> _Source data_
- - - - - - -

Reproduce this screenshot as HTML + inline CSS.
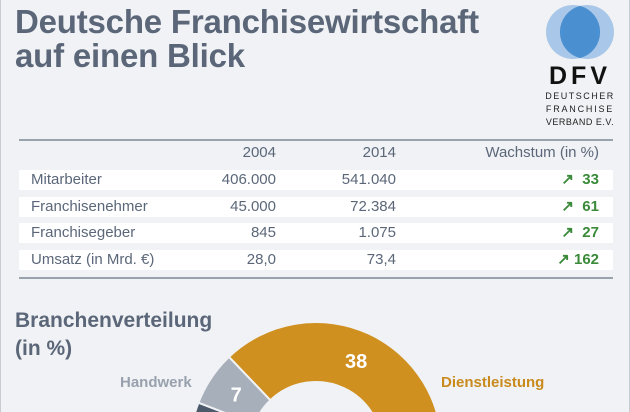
<!DOCTYPE html>
<html><head><meta charset="utf-8"><style>
body{margin:0;width:630px;height:412px;overflow:hidden;background:#eef0f3;font-family:"Liberation Sans",sans-serif;}
#root{position:relative;width:628px;height:412px;overflow:hidden;border-left:1px solid #c8ccd2;border-right:1px solid #c8ccd2;background:#f0f2f5;}
.t{position:absolute;white-space:nowrap;}
.title{color:#5b6779;font-weight:bold;font-size:33px;left:14px;letter-spacing:-0.2px;}
.row{position:absolute;left:18px;width:594px;height:20px;background:#fff;}
.cell{position:absolute;font-size:15px;color:#5b6779;line-height:20px;}
.r{text-align:right;}
.g{color:#3a8a3a;font-weight:bold;}
</style></head><body>
<div id="root">
<div class="t title" style="top:3px">Deutsche Franchisewirtschaft</div>
<div class="t title" style="top:37px">auf einen Blick</div>
<svg style="position:absolute;left:540px;top:0" width="80" height="130">
<circle cx="32" cy="32" r="27" fill="#a9c7e8"/><circle cx="46" cy="32" r="27" fill="#a9c7e8"/>
<path d="M39 5.9 A27 27 0 0 1 39 58.1 A27 27 0 0 1 39 5.9Z" fill="#4a8fd0"/>
<text x="39" y="84" text-anchor="middle" font-family="Liberation Sans" font-weight="bold" font-size="25" fill="#111" letter-spacing="4">DFV</text>
<text x="39" y="99" text-anchor="middle" font-family="Liberation Sans" font-size="9" fill="#222" letter-spacing="1.5">DEUTSCHER</text>
<text x="39" y="112" text-anchor="middle" font-family="Liberation Sans" font-size="9" fill="#222" letter-spacing="1.8">FRANCHISE</text>
<text x="39" y="125" text-anchor="middle" font-family="Liberation Sans" font-size="9" fill="#222" letter-spacing="0.5">VERBAND E.V.</text>
</svg>
<div style="position:absolute;left:18px;top:139px;width:594px;height:2px;background:#9aa2ad"></div>
<div style="position:absolute;left:18px;top:277px;width:594px;height:2px;background:#9aa2ad"></div>
<div class="cell r" style="left:180px;width:95px;top:143px">2004</div>
<div class="cell r" style="left:300px;width:95px;top:143px">2014</div>
<div class="cell r" style="left:440px;width:158px;top:143px">Wachstum (in %)</div>
<div id="rows"></div>
<div class="t" style="left:14px;top:307px;font-size:21px;font-weight:bold;color:#5b6779;line-height:28px">Branchenverteilung<br>(in %)</div>
<svg id="donut" style="position:absolute;left:0;top:0" width="630" height="412"></svg>
<div class="t" style="left:119px;top:374px;font-size:15px;font-weight:bold;color:#98a1ad">Handwerk</div>
<div class="t" style="left:440px;top:374px;font-size:15px;font-weight:bold;color:#c98a1e">Dienstleistung</div>
</div>
<script>
const rowLabels=["Mitarbeiter","Franchisenehmer","Franchisegeber","Umsatz (in Mrd. €)"];
const v2004=["406.000","45.000","845","28,0"];
const v2014=["541.040","72.384","1.075","73,4"];
const growth=[33,61,27,162];
const tops=[170,197,223,250];
const rc=document.getElementById('rows');
rowLabels.forEach((l,i)=>{
 const d=document.createElement('div');d.className='row';d.style.top=tops[i]+'px';
 
 
 d.innerHTML='<div class="cell" style="left:12px">'+l+'</div><div class="cell r" style="left:162px;width:95px">'+v2004[i]+'</div><div class="cell r" style="left:282px;width:95px">'+v2014[i]+'</div><div class="cell r g" style="left:420px;width:160px">↗ '+(growth[i]<100?'&nbsp;':'')+growth[i]+'</div>';
 rc.appendChild(d);
});
const cats=["Dienstleistung","Handel","Gastronomie","Sonstige","Handwerk"];
const shares=[38,28,15,12,7];
const colors=["#d0901f","#6f9a4a","#b5532f","#4d5a6b","#a7afba"];
const cx=315,cy=448,R=126,r=66,start=-43.7;
const svg=document.getElementById('donut');const ns='http://www.w3.org/2000/svg';
function pt(a,rad){const t=(a-90)*Math.PI/180;return [cx+rad*Math.cos(t),cy+rad*Math.sin(t)];}
let a=start;
shares.forEach((s,i)=>{
 const a2=a+s*3.6;const [x1,y1]=pt(a,R),[x2,y2]=pt(a2,R),[x3,y3]=pt(a2,r),[x4,y4]=pt(a,r);const lg=s*3.6>180?1:0;
 const p=document.createElementNS(ns,'path');
 p.setAttribute('d',`M${x1} ${y1}A${R} ${R} 0 ${lg} 1 ${x2} ${y2}L${x3} ${y3}A${r} ${r} 0 ${lg} 0 ${x4} ${y4}Z`);
 p.setAttribute('fill',colors[i]);p.setAttribute('stroke','#f0f2f5');p.setAttribute('stroke-width','2');
 
 
 svg.appendChild(p);
 const m=a+s*1.8;const [lx,ly]=pt(m,(R+r)/2);
 const t=document.createElementNS(ns,'text');t.setAttribute('x',lx);t.setAttribute('y',ly+7);
 t.setAttribute('text-anchor','middle');t.setAttribute('fill','#fff');t.setAttribute('font-weight','bold');t.setAttribute('font-size','20');t.setAttribute('font-family','Liberation Sans');
 t.textContent=s;
 
 
 svg.appendChild(t);
 a=a2;
});
</script>
</body></html>
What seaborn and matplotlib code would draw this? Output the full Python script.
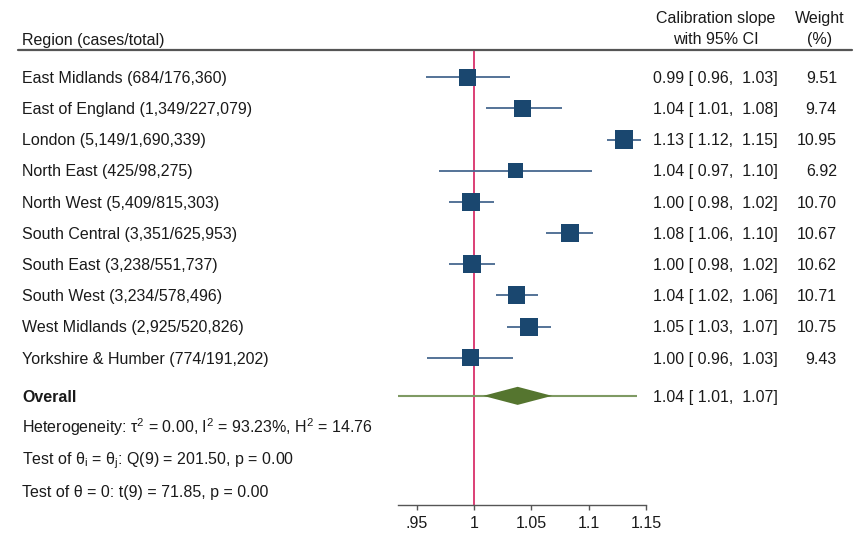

- - - - - - -

> _Your task_
Repeat the preceding records precisely, and leave every picture out of the copy.

> _Output for this task_
Reproduce this screenshot as HTML + inline CSS.
<!DOCTYPE html>
<html><head><meta charset="utf-8"><style>
body{margin:0;width:630px;height:412px;overflow:hidden;background:#eef0f3;font-family:"Liberation Sans",sans-serif;}
#root{position:relative;width:628px;height:412px;overflow:hidden;border-left:1px solid #c8ccd2;border-right:1px solid #c8ccd2;background:#f0f2f5;}
.t{position:absolute;white-space:nowrap;}
.title{color:#5b6779;font-weight:bold;font-size:33px;left:14px;letter-spacing:-0.2px;}
.row{position:absolute;left:18px;width:594px;height:20px;background:#fff;}
.cell{position:absolute;font-size:15px;color:#5b6779;line-height:20px;}
.r{text-align:right;}
.g{color:#3a8a3a;font-weight:bold;}
</style></head><body>
<div id="root">
<div class="t title" style="top:3px">Deutsche Franchisewirtschaft</div>
<div class="t title" style="top:37px">auf einen Blick</div>
<svg style="position:absolute;left:540px;top:0" width="80" height="130">
<circle cx="32" cy="32" r="27" fill="#a9c7e8"/><circle cx="46" cy="32" r="27" fill="#a9c7e8"/>
<path d="M39 5.9 A27 27 0 0 1 39 58.1 A27 27 0 0 1 39 5.9Z" fill="#4a8fd0"/>
<text x="39" y="84" text-anchor="middle" font-family="Liberation Sans" font-weight="bold" font-size="25" fill="#111" letter-spacing="4">DFV</text>
<text x="39" y="99" text-anchor="middle" font-family="Liberation Sans" font-size="9" fill="#222" letter-spacing="1.5">DEUTSCHER</text>
<text x="39" y="112" text-anchor="middle" font-family="Liberation Sans" font-size="9" fill="#222" letter-spacing="1.8">FRANCHISE</text>
<text x="39" y="125" text-anchor="middle" font-family="Liberation Sans" font-size="9" fill="#222" letter-spacing="0.5">VERBAND E.V.</text>
</svg>
<div style="position:absolute;left:18px;top:139px;width:594px;height:2px;background:#9aa2ad"></div>
<div style="position:absolute;left:18px;top:277px;width:594px;height:2px;background:#9aa2ad"></div>
<div class="cell r" style="left:180px;width:95px;top:143px">2004</div>
<div class="cell r" style="left:300px;width:95px;top:143px">2014</div>
<div class="cell r" style="left:440px;width:158px;top:143px">Wachstum (in %)</div>
<div id="rows"></div>
<div class="t" style="left:14px;top:307px;font-size:21px;font-weight:bold;color:#5b6779;line-height:28px">Branchenverteilung<br>(in %)</div>
<svg id="donut" style="position:absolute;left:0;top:0" width="630" height="412"></svg>
<div class="t" style="left:119px;top:374px;font-size:15px;font-weight:bold;color:#98a1ad">Handwerk</div>
<div class="t" style="left:440px;top:374px;font-size:15px;font-weight:bold;color:#c98a1e">Dienstleistung</div>
</div>
<script>
const rowLabels=["Mitarbeiter","Franchisenehmer","Franchisegeber","Umsatz (in Mrd. €)"];
const v2004=["406.000","45.000","845","28,0"];
const v2014=["541.040","72.384","1.075","73,4"];
const growth=[33,61,27,162];
const tops=[170,197,223,250];
const rc=document.getElementById('rows');
rowLabels.forEach((l,i)=>{
 const d=document.createElement('div');d.className='row';d.style.top=tops[i]+'px';
 
 
 d.innerHTML='<div class="cell" style="left:12px">'+l+'</div><div class="cell r" style="left:162px;width:95px">'+v2004[i]+'</div><div class="cell r" style="left:282px;width:95px">'+v2014[i]+'</div><div class="cell r g" style="left:420px;width:160px">↗ '+(growth[i]<100?'&nbsp;':'')+growth[i]+'</div>';
 rc.appendChild(d);
});
const cats=["Dienstleistung","Handel","Gastronomie","Sonstige","Handwerk"];
const shares=[38,28,15,12,7];
const colors=["#d0901f","#6f9a4a","#b5532f","#4d5a6b","#a7afba"];
const cx=315,cy=448,R=126,r=66,start=-43.7;
const svg=document.getElementById('donut');const ns='http://www.w3.org/2000/svg';
function pt(a,rad){const t=(a-90)*Math.PI/180;return [cx+rad*Math.cos(t),cy+rad*Math.sin(t)];}
let a=start;
shares.forEach((s,i)=>{
 const a2=a+s*3.6;const [x1,y1]=pt(a,R),[x2,y2]=pt(a2,R),[x3,y3]=pt(a2,r),[x4,y4]=pt(a,r);const lg=s*3.6>180?1:0;
 const p=document.createElementNS(ns,'path');
 p.setAttribute('d',`M${x1} ${y1}A${R} ${R} 0 ${lg} 1 ${x2} ${y2}L${x3} ${y3}A${r} ${r} 0 ${lg} 0 ${x4} ${y4}Z`);
 p.setAttribute('fill',colors[i]);p.setAttribute('stroke','#f0f2f5');p.setAttribute('stroke-width','2');
 
 
 svg.appendChild(p);
 const m=a+s*1.8;const [lx,ly]=pt(m,(R+r)/2);
 const t=document.createElementNS(ns,'text');t.setAttribute('x',lx);t.setAttribute('y',ly+7);
 t.setAttribute('text-anchor','middle');t.setAttribute('fill','#fff');t.setAttribute('font-weight','bold');t.setAttribute('font-size','20');t.setAttribute('font-family','Liberation Sans');
 t.textContent=s;
 
 
 svg.appendChild(t);
 a=a2;
});
</script>
</body></html>
What seaborn and matplotlib code would draw this? Output the full Python script.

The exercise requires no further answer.